Is the patient always at fault when liver damage occurs, as the above statement implies? Part of this hinges on the question, "Do patients risk liver damage with normal doses of APAP?" The FDA stated: "Twenty-three of the 65 cases with severe liver injury reported doses of less than 4 g/day."2 (The FDA-approved, safe adult dose of APAP is 4 g daily.) The FDA also conducted an analysis of APAP-associated hepatotoxicity cases, discovering that patients ingested more than 4 g of APAP daily in 70% of cases; 32% ingested more than 10 g daily. Apparently, 30% of patients experienced hepatotoxicity with the recommended daily doses.2

The manufacturer must address these cases in which patients apparently taking labeled doses of acetaminophen nevertheless experienced liver damage. It should demonstrate in each case in the FDA files how the patient was at fault; i.e., did not take the product according to the package label. If each case of liver failure cannot be explained in this manner, the manufacturer should modify its categorical assertion of safety in regard to liver damage. If the manufacturer chooses to responsibly undertake this examination of the serious liver injury cases, it may help the FDA determine how to mandate more complete warning labels on APAP packages in order to prevent liver damage to other patients.

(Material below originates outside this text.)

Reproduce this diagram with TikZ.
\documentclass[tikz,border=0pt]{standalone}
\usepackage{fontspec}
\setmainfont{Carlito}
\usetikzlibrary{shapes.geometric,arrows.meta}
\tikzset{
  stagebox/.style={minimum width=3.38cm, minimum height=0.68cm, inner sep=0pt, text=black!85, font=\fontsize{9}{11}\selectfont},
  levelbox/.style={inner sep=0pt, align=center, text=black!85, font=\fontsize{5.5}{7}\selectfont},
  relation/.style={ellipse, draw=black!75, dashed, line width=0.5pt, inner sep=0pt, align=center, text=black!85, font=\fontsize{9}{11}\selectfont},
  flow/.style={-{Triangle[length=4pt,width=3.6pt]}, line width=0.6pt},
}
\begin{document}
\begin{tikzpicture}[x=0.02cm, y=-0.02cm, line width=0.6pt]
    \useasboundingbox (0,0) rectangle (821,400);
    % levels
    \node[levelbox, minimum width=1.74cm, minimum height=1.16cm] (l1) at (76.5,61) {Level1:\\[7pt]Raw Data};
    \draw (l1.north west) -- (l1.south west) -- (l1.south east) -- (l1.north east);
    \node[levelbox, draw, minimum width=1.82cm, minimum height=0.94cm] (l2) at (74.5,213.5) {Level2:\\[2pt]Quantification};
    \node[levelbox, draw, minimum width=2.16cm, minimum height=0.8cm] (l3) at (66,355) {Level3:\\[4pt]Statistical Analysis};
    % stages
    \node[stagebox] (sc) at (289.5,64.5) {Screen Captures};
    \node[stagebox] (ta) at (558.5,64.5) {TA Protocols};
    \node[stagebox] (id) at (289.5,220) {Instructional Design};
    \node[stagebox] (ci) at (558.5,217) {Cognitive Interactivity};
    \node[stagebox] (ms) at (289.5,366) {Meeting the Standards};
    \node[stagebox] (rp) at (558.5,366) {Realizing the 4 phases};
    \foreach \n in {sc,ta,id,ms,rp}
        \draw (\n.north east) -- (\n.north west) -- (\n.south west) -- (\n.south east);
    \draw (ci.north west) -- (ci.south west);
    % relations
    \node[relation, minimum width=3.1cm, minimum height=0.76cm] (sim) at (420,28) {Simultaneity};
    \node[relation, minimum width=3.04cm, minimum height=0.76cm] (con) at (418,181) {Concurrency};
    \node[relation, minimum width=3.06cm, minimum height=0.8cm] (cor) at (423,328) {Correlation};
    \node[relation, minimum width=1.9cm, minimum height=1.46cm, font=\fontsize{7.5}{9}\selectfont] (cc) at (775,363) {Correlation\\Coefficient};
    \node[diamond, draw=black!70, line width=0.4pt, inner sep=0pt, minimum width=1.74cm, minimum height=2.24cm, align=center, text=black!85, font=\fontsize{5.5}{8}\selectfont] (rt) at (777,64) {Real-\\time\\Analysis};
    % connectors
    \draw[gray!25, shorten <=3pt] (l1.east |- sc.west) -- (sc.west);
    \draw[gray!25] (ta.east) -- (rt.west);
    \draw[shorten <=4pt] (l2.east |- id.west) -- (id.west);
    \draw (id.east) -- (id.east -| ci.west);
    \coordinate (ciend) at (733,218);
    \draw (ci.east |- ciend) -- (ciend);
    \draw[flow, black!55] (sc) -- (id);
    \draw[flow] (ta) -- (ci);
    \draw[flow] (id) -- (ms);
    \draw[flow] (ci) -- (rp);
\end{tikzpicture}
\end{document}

As a result of the 2002 meeting, the FDA proposed to change APAP labeling to reduce the risk of adverse events. The FDA would require a new liver warning for all APAP-containing products. The agency would also remove the current alcohol warning and incorporate a new alcohol warning in the proposed liver warning. The following label modifications were proposed for adult acetaminophen products:

"Liver warning: This product contains acetaminophen. Severe liver damage may occur if you take:
•      More than [insert maximum number of daily dosage units] in 24 hours
•      With other drugs containing acetaminophen
•      Three or more alcoholic drinks every day while using this product

Do not use with any other drug containing acetaminophen (prescription or nonprescription). Ask a doctor or pharmacist before using with other drugs if you are not sure. Ask a doctor before use if you have liver disease."2

The FDA's proposed changes would also require that the ingredient acetaminophen be prominently identified on the product's principal display panel of the immediate container as well as the outer carton when applicable. These proposed updates should help both the pharmacist and the patient to better understand the necessary precautions to take when using OTC pain relievers.

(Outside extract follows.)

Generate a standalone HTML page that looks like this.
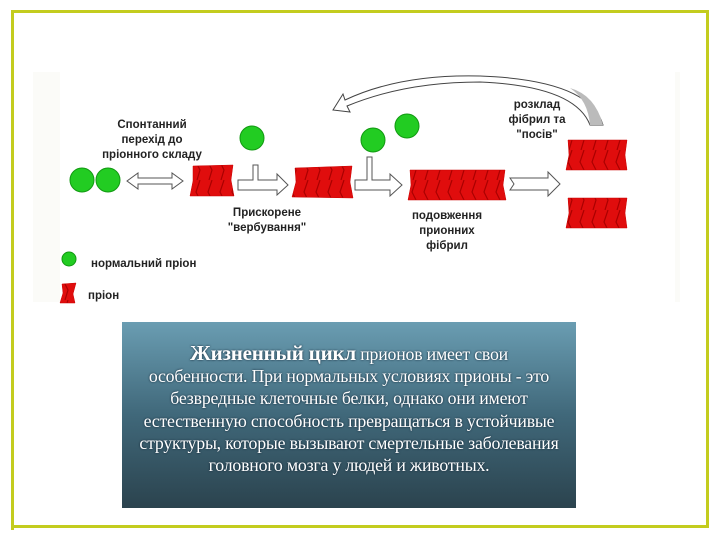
<!DOCTYPE html>
<html><head><meta charset="utf-8"><style>
html,body{margin:0;padding:0;background:#fff;width:720px;height:540px;overflow:hidden}
#frame{position:absolute;left:11px;top:10px;width:695px;height:517px;border-left:3px solid #c3cc1e;border-top:3px solid #c3cc1e;}
#bottom{position:absolute;left:11px;top:525px;width:698px;height:3px;background:#c3cc1e}
#right{position:absolute;left:706px;top:10px;width:3px;height:518px;background:#c3cc1e}
svg{position:absolute;left:0;top:0}
.l{font-family:"Liberation Sans",sans-serif;font-weight:bold;font-size:11.5px;fill:#222}
#box{position:absolute;left:122px;top:322px;width:454px;height:186px;background:linear-gradient(#6a9db2,#40687a 50%,#2b434e);color:#fff;font-family:"Liberation Serif",serif;font-size:17.8px;line-height:22.2px;text-align:center;box-sizing:border-box;padding-top:20px;text-shadow:0 0 2px #123;white-space:nowrap;letter-spacing:-0.2px}
#box b{font-size:21px}
</style></head><body>
<div id="frame"></div><div id="right"></div><div id="bottom"></div>
<svg width="720" height="540">
<rect x="33" y="72" width="647" height="230" fill="#fbfbf8"/>
<rect x="60" y="72" width="615" height="230" fill="#fff"/>
<defs>
<pattern id="rp" width="12" height="30" patternUnits="userSpaceOnUse"><rect width="12" height="30" fill="#e00d0d"/><path d="M8 0 L4 12 L8 20 L5 30" stroke="#a00" stroke-width="1.2" fill="none"/></pattern>
</defs>
<g fill="#22cc22" stroke="#119911" stroke-width="1">
<circle cx="82" cy="180" r="12"/><circle cx="108" cy="180" r="12"/>
<circle cx="252" cy="138" r="12"/><circle cx="373" cy="140" r="12"/><circle cx="407" cy="126" r="12"/>
<circle cx="69" cy="259" r="7"/>
</g>
<g fill="#fff" stroke="#555" stroke-width="1">
<path d="M127 181 L138 173 L138 178 L172 178 L172 173 L183 181 L172 189 L172 184 L138 184 L138 189 Z"/>
<path d="M238 180 L253 180 L253 165 L258 165 L258 180 L277 180 L277 174 L288 185 L277 195 L277 190 L238 190 Z"/>
<path d="M355 180 L367 180 L367 157 L372 157 L372 180 L390 180 L390 174 L402 185 L390 196 L390 190 L355 190 Z"/>
<path d="M510 178 L548 178 L548 172 L560 184 L548 196 L548 190 L510 190 L514 184 Z"/>
</g>
<path d="M603 125 Q590 80 480 76 Q400 74 345 100 L343 94 L333 110 L350 112 L347 106 Q405 82 480 82 Q575 86 590 125 Z" fill="#fff" stroke="#444" stroke-width="1"/>
<path d="M603 125 Q595 95 570 88 Q588 100 590 125 Z" fill="#bbb"/>
<g fill="url(#rp)" stroke="#c00" stroke-width="0.5">
<path d="M193 166 L233 165 L231 180 L234 196 L190 196 L193 181 Z"/>
<path d="M295 168 L352 166 L350 182 L353 198 L292 197 L296 182 Z"/>
<path d="M410 170 L505 170 L503 185 L506 200 L408 200 L411 185 Z"/>
<path d="M568 140 L627 140 L625 155 L627 170 L566 170 L569 155 Z"/>
<path d="M568 198 L627 198 L625 213 L627 228 L566 228 L569 213 Z"/>
<path d="M62 284 L76 283 L73 294 L75 303 L60 303 L63 293 Z"/>
</g>
<g class="l" text-anchor="middle">
<text x="152" y="128">Спонтанний</text><text x="152" y="143">перехід до</text><text x="152" y="158">пріонного складу</text>
<text x="267" y="216">Прискорене</text><text x="267" y="231">"вербування"</text>
<text x="447" y="219">подовження</text><text x="447" y="234">прионних</text><text x="447" y="249">фібрил</text>
<text x="537" y="108">розклад</text><text x="537" y="123">фібрил та</text><text x="537" y="138">"посів"</text>
</g>
<text class="l" x="91" y="267">нормальний пріон</text>
<text class="l" x="88" y="299">пріон</text>
</svg>
<div id="box"><b>Жизненный цикл</b> прионов имеет свои<br>особенности. При нормальных условиях прионы - это<br>безвредные клеточные белки, однако они имеют<br>естественную способность превращаться в устойчивые<br>структуры, которые вызывают смертельные заболевания<br>головного мозга у людей и животных.</div>
</body></html>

1. Pray WS. Nonprescription Product Therapeutics. 2nd ed. Baltimore, MD: Lippincott Williams & Wilkins; 2006.
2. Internal analgesic, antipyretic, and antirheumatic drug products for over-the-counter human use; proposed amendment of the tentative final monograph; required warnings and other labeling. Fed Regist. 2006;71:77314-77352.
3. Tylenol. Frequently asked questions. Accessed March 27, 2008.
4. Raymond J. Parents say acet­ aminophen killed student. The Oklahoman. February 29, 2008:1-2.